Nous ne sommes pas dans une histoire de fous qui ne ferait que recommencer inlassablement, toujours là même, désespérément bouclée sur elle-même.

 

En Avent ! Un slogan de marcheurs pour ouvrir une nouvelle année, pour nous dire les uns aux autres que le temps avance, non pas enroulé sur lui-même, mais qu’il nous permet de nous approcher de la fin de l’histoire, son terme et sa finalité. Une nouvelle année nous est donnée pour faire avancer le temps vers les accomplissements, pour poser les jalons qui permettent à la caravane humaine de s’avancer vers l’aboutissement de l’aventure des hommes, temps de justice, de paix, d’amour et de bonheur.

 

« Redressez-vous et relevez la tête » !

Voyez les signes dans le ciel et sur la terre ! Pour les marcheurs, l’étoile est lointaine, mais elle indique la route ; pour le cultivateur, le premier bourgeon est prémisse de printemps et de la récolte de l’été.

Regardez le regard de deux époux qui se croise et il vous apprendra que l’amour ne va pas à sa perte, regardez deux mains qui se nouent, fut-ce par-dessus les barbelés et vous saurez que la paix est possible ; écoutez la parole de réconfort qui accompagne le mourant, l’encouragement que relèvent les bras fatigués et vous apprendrez que l’avenir est à la tendresse !

 

On me dira : vous êtes optimiste de nature, ouvrez les yeux et regardez la réalité d’une vie qui n’est pas tendre.

On m’accusera : vous endormez les gens et les empêchez de prendre leurs responsabilités.

On me traitera de rêveur et d’utopiste : seuls les durs s’en sortent et, de toute façon, l’histoire n’est pas une montée vers le progrès, trop de déconvenues nous l’ont appris, à nos dépens bien souvent.

 

Et je dirai : vous avez mille fois raison.

Mais l’Évangile est joyeuse annonce, engagement révolutionnaire, préfiguration.

Nous annonçons la portée sacrée, éternelle, de tout geste qui van dans le sens de la vie et de l’homme.

Nous sommes engagés dans une histoire qui nous dépasse de partout, car nous avons la responsabilité d’enfanter demain.

Nous préfigurons la terre nouvelle et devons être aux avant-gardes de l’humanisation de l’homme, éclaireurs de l’éternité.

Le temps de l’Avent est celui d’une tension en avant fondée sur l’ordre qui nous parvient : « relevez-vous » !

Et c’est parce qu’il sera le temps de l’obéissance à cette invitation pressante qu’il sera temps de révélation, temps de l’enfantement ; « votre rédemption approche » !

 

Les ténèbres enserrent le monde.

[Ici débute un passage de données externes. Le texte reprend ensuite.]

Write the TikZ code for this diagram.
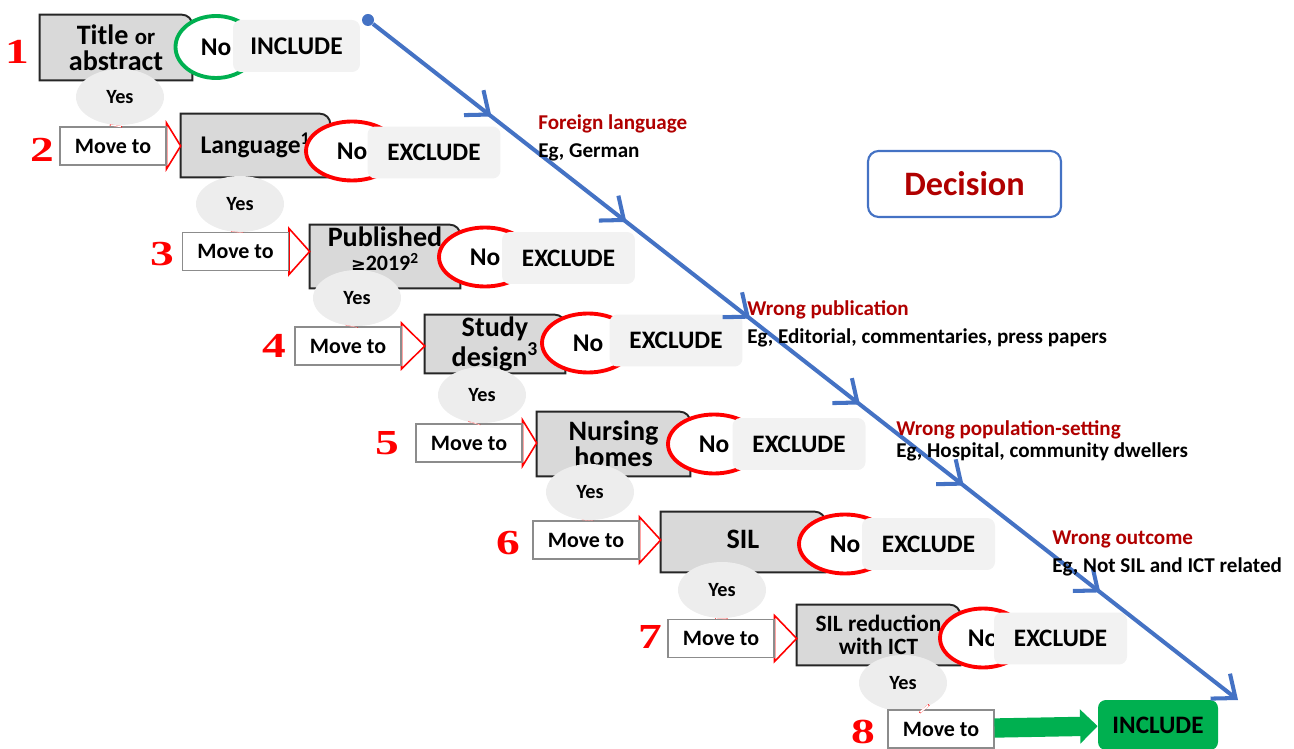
\documentclass[tikz,border=0pt]{standalone}
\usepackage{fontspec}
\setmainfont{Carlito}
\newfontfamily\numfont[FakeStretch=1.35]{Liberation Serif}
\newfontfamily\symfont{DejaVu Sans}
\usetikzlibrary{arrows.meta,decorations.markings,shapes.geometric}
\pgfdeclarelayer{background}
\pgfsetlayers{background,main}
\definecolor{critgrey}{HTML}{D9D9D9}
\definecolor{tilegrey}{HTML}{F2F2F2}
\definecolor{yesgrey}{HTML}{EDEDED}
\definecolor{flowblue}{HTML}{4472C4}
\definecolor{incgreen}{HTML}{00B050}
\definecolor{wrongred}{HTML}{B00000}
\newcommand{\critbox}[4][]{\node[crit, #1] (#2) at #3 {#4};\begin{pgfonlayer}{background}\filldraw[critshape] (#2.south west) |- ([xshift=-6pt]#2.north east) arc[start angle=90, end angle=0, radius=6pt] -- (#2.south east) -- cycle;\end{pgfonlayer}}
\tikzset{
  crit/.style={align=center, inner sep=0pt, minimum width=3cm, minimum height=1.26cm, font=\fontsize{16}{15}\selectfont\bfseries},
  critshape/.style={fill=critgrey, draw=black!85, line width=1.1pt},
  moveto/.style={draw=black!45, fill=white, line width=0.6pt, minimum width=2.12cm, minimum height=0.76cm, inner sep=0pt, font=\fontsize{12.5}{13}\selectfont\bfseries},
  movetip/.style={draw=red, fill=white, line width=0.9pt},
  ring/.style={ellipse, draw=red, fill=white, line width=2.2pt, minimum width=1.84cm, minimum height=1.18cm, inner sep=0pt, font=\fontsize{14.5}{15}\selectfont\bfseries},
  tile/.style={fill=tilegrey, rounded corners=4.5pt, minimum width=2.66cm, minimum height=1.04cm, inner sep=0pt, font=\fontsize{14.3}{15}\selectfont\bfseries},
  yes/.style={ellipse, fill=yesgrey, minimum width=1.76cm, minimum height=1.12cm, inner sep=0pt, font=\fontsize{11.5}{12}\selectfont\bfseries},
  yeslink/.style={draw=red, line width=0.5pt, double=white, double distance=6pt},
  golink/.style={draw=incgreen, line width=11pt, -{Triangle[length=10pt, width=19pt]}},
  stepno/.style={text=red, inner sep=0pt, font=\numfont\bfseries\fontsize{20}{20}\selectfont},
  reason/.style={anchor=west, align=left, inner sep=0pt, font=\fontsize{12}{15.8}\selectfont\bfseries},
  decision/.style={draw=flowblue, line width=1.2pt, rounded corners=6pt, minimum width=3.86cm, minimum height=1.32cm, text=wrongred, font=\fontsize{19.5}{20}\selectfont\bfseries},
  flow/.style={draw=flowblue, line width=2.3pt, -{Straight Barb[length=11pt, width=18pt]}, postaction={decorate}, decoration={markings,
    mark=at position 0.137 with {\arrow{Straight Barb[length=11pt, width=18pt]}},
    mark=at position 0.293 with {\arrow{Straight Barb[length=11pt, width=18pt]}},
    mark=at position 0.436 with {\arrow{Straight Barb[length=11pt, width=18pt]}},
    mark=at position 0.563 with {\arrow{Straight Barb[length=11pt, width=18pt]}},
    mark=at position 0.683 with {\arrow{Straight Barb[length=11pt, width=18pt]}},
    mark=at position 0.841 with {\arrow{Straight Barb[length=11pt, width=18pt]}}}},
}
\begin{document}
\begin{tikzpicture}[x=0.02cm, y=-0.02cm]
\useasboundingbox (0,0) rectangle (1294,749);

% 1
\node[stepno] (s1) at (17,52) {1};
\critbox[minimum width=3.04cm, minimum height=1.3cm]{c1}{(116,47.5)}{Title {\fontsize{13}{12}\selectfont or}\\abstract};
\node[ring, draw=incgreen, minimum width=1.62cm, minimum height=1.24cm] (r1) at (216,47) {No};
\node[tile, font=\fontsize{14.5}{15}\selectfont\bfseries, minimum width=2.54cm] (t1) at (296.5,46) {INCLUDE};
\node[yes] (y1) at (120,97) {Yes};

% 2
\node[stepno] (s2) at (42,150) {2};
\node[moveto] (m2) at (113,146) {Move to};
\critbox[minimum width=2.98cm, font=\fontsize{14.5}{14}\selectfont\bfseries]{c2}{(255.5,145.5)}{Language\textsuperscript{1}};
\node[ring] (r2) at (352,151) {No};
\node[tile] (t2) at (434,152.5) {EXCLUDE};
\node[yes] (y2) at (240,204) {Yes};

% 3
\node[stepno] (s3) at (162,254) {3};
\node[moveto] (m3) at (235.5,251.5) {Move to};
\critbox[font=\fontsize{16}{14}\selectfont\bfseries, text depth=9pt]{c3}{(385,256.5)}{Published\\{\fontsize{12.5}{12}\selectfont{\symfont\fontsize{10}{12}\selectfont ≥}2019\textsuperscript{2}}};
\node[ring] (r3) at (485,257) {No};
\node[tile] (t3) at (568.5,258) {EXCLUDE};
\node[yes] (y3) at (357,298) {Yes};

% 4
\node[stepno] (s4) at (274,346) {4};
\node[moveto] (m4) at (348,346) {Move to};
\critbox[minimum width=2.8cm, minimum height=1.16cm]{c4}{(495,344)}{Study\\design\textsuperscript{3}};
\node[ring] (r4) at (588,343) {No};
\node[tile] (t4) at (676,340.5) {EXCLUDE};
\node[yes] (y4) at (482,395) {Yes};

% 5
\node[stepno] (s5) at (387,443) {5};
\node[moveto] (m5) at (469,443) {Move to};
\critbox[minimum width=3.06cm, minimum height=1.28cm]{c5}{(613.5,444)}{Nursing\\homes};
\node[ring] (r5) at (714,444) {No};
\node[tile] (t5) at (799,444) {EXCLUDE};
\node[yes] (y5) at (590,492) {Yes};

% 6
\node[stepno] (s6) at (508,543) {6};
\node[moveto] (m6) at (586,540) {Move to};
\critbox[minimum width=3.28cm, minimum height=1.2cm]{c6}{(743,542)}{\raisebox{3pt}{SIL}};
\node[ring] (r6) at (845,544) {No};
\node[tile] (t6) at (928.5,544) {EXCLUDE};
\node[yes] (y6) at (722,590) {Yes};

% 7
\node[stepno] (s7) at (650,637) {7};
\node[moveto] (m7) at (721,638.5) {Move to};
\critbox[minimum width=3.26cm, minimum height=1.2cm, font=\fontsize{13.3}{13.5}\selectfont\bfseries]{c7}{(878.5,635)}{SIL reduction\\with ICT};
\node[ring, minimum width=1.72cm] (r7) at (983,638) {No};
\node[tile] (t7) at (1060.5,638.5) {EXCLUDE};
\node[yes] (y7) at (903,683) {Yes};

% 8
\node[stepno] (s8) at (863,732) {8};
\node[moveto] (m8) at (941,729) {Move to};
\node[tile, fill=incgreen, minimum width=2.4cm, minimum height=1cm] (inc8) at (1158,725) {INCLUDE};
\draw[golink] (m8) -- (inc8);

% move-to tips
\begin{pgfonlayer}{background}
\draw[movetip] ([yshift=2pt]m2.north east) -- (m2.east -| c2.west) -- ([yshift=-2pt]m2.south east) -- cycle;
\draw[movetip] ([yshift=2pt]m3.north east) -- (m3.east -| c3.west) -- ([yshift=-2pt]m3.south east) -- cycle;
\draw[movetip] ([yshift=2pt]m4.north east) -- (m4.east -| c4.west) -- ([yshift=-2pt]m4.south east) -- cycle;
\draw[movetip] ([yshift=2pt]m5.north east) -- (m5.east -| c5.west) -- ([yshift=-2pt]m5.south east) -- cycle;
\draw[movetip] ([yshift=2pt]m6.north east) -- (m6.east -| c6.west) -- ([yshift=-2pt]m6.south east) -- cycle;
\draw[movetip] ([yshift=2pt]m7.north east) -- (m7.east -| c7.west) -- ([yshift=-2pt]m7.south east) -- cycle;
\end{pgfonlayer}
\draw[yeslink] (y1) -- (m2);
\draw[yeslink] (y2) -- (m3);
\draw[yeslink] (y3) -- (m4);
\draw[yeslink] (y4) -- (m5);
\draw[yeslink] (y5) -- (m6);
\draw[yeslink] (y6) -- (m7);
\draw[yeslink] (y7) -- (m8);

% decision line
\node[circle, fill=flowblue, minimum size=0.24cm, inner sep=0pt] (start) at (368,20) {};
\coordinate (stop) at (1238,700);
\draw[flow] (start) -- (stop);
\node[decision] (dec) at (964.5,184) {Decision};

\node[reason] (why2) at (538,138) {\textcolor{wrongred}{Foreign language}\\Eg, German};
\node[reason] (why4) at (747,324) {\textcolor{wrongred}{Wrong publication}\\Eg, Editorial, commentaries, press papers};
\node[reason] (why5) at (896,441) {\textcolor{wrongred}{Wrong population-setting}\\[-3.3pt]Eg, Hospital, community dwellers};
\node[reason] (why6) at (1052,553.5) {\textcolor{wrongred}{Wrong outcome}\\Eg, Not SIL and ICT related};
\end{tikzpicture}
\end{document}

La nuit se fait épaisse et parfois terrifiante.

Mais au cœur de la nuit, une petite flamme suffit pour briser l’étau des ténèbres, une étincelle vacillante porte déjà en elle la victoire du jour, la chaleur de la lumière et l’éblouissement de midi.

« En Avent » ! un cri fait reculer la nuit : il s’est levé le jour de Dieu qui fait renaître terre et cieux.